**SOURCE MATERIAL:**

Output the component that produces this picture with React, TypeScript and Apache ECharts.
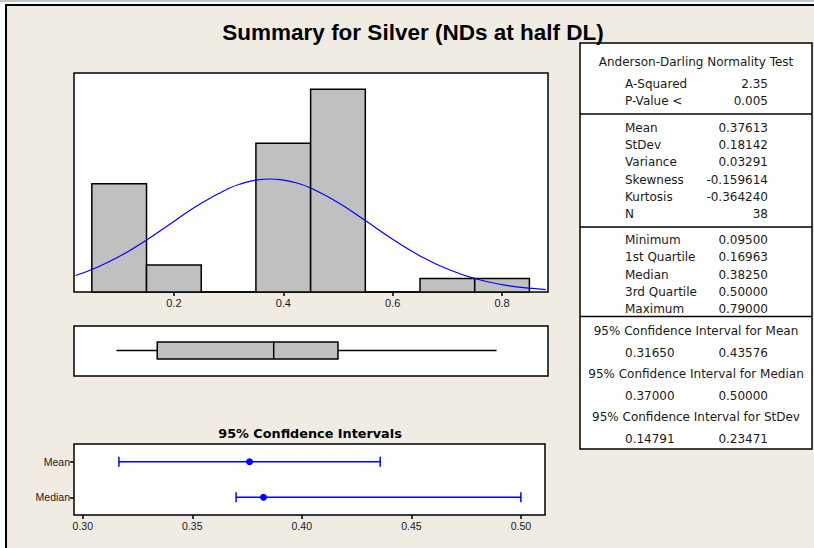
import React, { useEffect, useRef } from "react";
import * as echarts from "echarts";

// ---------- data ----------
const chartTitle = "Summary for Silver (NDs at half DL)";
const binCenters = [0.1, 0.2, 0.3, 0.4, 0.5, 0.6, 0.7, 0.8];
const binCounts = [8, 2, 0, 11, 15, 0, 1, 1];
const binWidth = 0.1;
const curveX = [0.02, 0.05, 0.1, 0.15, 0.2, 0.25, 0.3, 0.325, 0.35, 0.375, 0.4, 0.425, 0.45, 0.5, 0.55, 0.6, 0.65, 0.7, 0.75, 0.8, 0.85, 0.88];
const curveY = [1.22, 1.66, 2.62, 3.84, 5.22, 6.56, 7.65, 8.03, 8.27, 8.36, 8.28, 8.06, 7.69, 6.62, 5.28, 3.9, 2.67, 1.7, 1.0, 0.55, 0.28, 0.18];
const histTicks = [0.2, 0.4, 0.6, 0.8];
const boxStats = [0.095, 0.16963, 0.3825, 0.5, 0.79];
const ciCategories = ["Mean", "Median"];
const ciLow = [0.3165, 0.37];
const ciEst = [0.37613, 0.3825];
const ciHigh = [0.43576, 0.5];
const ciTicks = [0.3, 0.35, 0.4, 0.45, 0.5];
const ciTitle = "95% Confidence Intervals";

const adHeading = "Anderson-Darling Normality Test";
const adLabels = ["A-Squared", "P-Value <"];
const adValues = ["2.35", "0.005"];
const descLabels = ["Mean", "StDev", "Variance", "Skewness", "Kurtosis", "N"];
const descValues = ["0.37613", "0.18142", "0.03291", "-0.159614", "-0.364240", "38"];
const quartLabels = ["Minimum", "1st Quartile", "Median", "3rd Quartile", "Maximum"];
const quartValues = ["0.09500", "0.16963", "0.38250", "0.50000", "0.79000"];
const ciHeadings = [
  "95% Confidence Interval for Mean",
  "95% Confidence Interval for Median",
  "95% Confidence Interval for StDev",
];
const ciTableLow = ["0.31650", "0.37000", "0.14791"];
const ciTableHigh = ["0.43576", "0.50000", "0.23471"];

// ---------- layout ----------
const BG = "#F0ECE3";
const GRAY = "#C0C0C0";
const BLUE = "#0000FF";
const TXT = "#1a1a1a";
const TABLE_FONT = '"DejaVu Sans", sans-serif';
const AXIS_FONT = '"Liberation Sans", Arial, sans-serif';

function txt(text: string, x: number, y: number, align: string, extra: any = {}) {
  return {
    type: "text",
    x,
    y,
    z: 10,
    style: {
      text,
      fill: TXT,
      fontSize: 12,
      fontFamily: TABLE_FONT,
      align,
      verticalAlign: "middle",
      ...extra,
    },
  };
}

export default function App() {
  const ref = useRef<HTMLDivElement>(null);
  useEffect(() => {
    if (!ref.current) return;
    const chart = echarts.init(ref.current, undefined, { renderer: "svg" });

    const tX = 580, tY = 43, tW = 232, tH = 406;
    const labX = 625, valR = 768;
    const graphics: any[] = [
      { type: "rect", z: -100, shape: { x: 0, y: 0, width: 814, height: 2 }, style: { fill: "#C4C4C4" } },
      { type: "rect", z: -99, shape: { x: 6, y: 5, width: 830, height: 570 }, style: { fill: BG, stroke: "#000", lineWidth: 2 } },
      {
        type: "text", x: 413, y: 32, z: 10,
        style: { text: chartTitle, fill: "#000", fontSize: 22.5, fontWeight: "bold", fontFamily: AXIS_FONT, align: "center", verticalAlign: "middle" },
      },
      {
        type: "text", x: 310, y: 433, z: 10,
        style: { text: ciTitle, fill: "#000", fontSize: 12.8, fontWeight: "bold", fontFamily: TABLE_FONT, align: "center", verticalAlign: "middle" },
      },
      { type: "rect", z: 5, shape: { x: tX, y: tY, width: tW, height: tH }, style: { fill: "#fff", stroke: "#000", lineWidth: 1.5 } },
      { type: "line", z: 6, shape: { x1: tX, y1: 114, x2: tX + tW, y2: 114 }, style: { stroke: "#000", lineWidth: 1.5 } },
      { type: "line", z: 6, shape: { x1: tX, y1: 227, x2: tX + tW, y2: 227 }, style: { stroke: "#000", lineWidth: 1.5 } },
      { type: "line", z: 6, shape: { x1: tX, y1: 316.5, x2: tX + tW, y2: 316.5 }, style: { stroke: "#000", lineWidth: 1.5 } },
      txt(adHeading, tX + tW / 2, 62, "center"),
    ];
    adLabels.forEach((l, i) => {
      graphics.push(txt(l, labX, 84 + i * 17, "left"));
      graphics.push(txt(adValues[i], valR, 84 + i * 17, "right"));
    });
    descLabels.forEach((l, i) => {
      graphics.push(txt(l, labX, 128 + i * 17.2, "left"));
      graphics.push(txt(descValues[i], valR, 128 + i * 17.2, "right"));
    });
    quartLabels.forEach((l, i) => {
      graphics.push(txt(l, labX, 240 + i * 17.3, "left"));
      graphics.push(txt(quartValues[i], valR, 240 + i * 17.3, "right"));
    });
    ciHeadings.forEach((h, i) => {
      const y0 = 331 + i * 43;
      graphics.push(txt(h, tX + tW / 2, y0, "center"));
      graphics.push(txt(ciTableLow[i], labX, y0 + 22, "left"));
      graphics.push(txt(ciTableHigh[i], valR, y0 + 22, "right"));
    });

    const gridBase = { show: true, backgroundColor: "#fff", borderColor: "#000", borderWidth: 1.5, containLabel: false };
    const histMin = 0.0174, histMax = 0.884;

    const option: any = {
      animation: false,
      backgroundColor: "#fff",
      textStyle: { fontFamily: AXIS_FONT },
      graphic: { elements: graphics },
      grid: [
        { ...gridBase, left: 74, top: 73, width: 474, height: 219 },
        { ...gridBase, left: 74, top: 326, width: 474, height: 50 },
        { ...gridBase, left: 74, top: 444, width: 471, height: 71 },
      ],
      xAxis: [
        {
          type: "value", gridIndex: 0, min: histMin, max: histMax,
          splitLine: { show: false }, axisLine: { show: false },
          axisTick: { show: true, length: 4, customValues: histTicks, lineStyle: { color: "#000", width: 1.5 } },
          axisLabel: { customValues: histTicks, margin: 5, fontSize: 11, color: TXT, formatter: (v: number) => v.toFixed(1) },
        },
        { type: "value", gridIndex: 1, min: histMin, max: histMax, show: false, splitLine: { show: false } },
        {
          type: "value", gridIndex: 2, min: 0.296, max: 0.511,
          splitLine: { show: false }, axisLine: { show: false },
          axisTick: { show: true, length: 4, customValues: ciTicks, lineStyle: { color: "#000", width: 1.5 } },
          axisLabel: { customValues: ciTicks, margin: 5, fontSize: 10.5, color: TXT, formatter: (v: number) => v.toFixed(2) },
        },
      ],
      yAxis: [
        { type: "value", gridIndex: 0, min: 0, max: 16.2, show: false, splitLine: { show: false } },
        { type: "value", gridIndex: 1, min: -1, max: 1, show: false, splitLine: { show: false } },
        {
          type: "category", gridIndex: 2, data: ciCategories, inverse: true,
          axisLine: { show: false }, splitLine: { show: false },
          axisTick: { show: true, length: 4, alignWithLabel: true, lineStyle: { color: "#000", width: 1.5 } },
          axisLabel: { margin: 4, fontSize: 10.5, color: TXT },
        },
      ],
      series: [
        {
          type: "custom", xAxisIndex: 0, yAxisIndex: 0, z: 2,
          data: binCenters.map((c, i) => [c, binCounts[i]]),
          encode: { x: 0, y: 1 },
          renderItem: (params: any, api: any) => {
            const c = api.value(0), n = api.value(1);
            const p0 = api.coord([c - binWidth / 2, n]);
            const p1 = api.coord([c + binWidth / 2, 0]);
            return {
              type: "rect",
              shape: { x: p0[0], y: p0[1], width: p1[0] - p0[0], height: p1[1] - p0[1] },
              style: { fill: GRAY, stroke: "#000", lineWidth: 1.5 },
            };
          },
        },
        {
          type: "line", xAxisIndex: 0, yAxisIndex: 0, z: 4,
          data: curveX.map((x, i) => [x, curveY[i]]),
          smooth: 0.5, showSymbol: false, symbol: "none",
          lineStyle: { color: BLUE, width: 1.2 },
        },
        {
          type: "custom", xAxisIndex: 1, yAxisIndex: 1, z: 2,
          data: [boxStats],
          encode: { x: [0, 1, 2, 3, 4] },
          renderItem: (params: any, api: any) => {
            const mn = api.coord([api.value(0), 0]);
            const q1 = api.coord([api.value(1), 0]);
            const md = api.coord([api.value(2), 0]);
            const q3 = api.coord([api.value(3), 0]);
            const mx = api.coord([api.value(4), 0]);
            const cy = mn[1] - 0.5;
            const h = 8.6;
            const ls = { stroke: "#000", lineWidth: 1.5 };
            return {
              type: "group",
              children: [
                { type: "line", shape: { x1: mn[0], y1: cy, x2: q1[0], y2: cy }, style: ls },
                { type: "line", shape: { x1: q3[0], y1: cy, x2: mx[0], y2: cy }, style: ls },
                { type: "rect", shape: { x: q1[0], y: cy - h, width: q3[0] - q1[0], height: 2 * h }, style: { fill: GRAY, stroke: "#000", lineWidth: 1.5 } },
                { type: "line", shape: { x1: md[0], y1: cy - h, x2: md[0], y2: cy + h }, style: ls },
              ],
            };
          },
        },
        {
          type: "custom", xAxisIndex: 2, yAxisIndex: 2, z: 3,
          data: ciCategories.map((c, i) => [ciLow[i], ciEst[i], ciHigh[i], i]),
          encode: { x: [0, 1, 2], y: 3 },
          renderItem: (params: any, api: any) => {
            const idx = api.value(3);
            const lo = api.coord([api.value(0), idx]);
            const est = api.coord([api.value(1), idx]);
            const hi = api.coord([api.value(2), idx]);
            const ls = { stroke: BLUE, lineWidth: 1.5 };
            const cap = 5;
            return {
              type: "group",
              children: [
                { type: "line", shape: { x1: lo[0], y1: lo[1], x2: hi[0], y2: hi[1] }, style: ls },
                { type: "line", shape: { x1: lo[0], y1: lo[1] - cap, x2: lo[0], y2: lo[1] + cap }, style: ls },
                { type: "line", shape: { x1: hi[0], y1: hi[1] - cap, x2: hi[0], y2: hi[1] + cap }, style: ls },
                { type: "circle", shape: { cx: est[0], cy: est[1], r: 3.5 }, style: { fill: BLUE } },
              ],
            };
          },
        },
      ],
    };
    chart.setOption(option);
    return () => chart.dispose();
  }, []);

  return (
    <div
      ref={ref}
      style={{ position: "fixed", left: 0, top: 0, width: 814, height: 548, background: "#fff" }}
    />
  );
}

**YOUR INSTRUCTIONS:** Return, unchanged, the lines from the first line of the material through the line that holds "import * as", inclusive, omitting pictures.

**THE ANSWER:**
Output the component that produces this picture with React, TypeScript and Apache ECharts.
import React, { useEffect, useRef } from "react";
import * as echarts from "echarts";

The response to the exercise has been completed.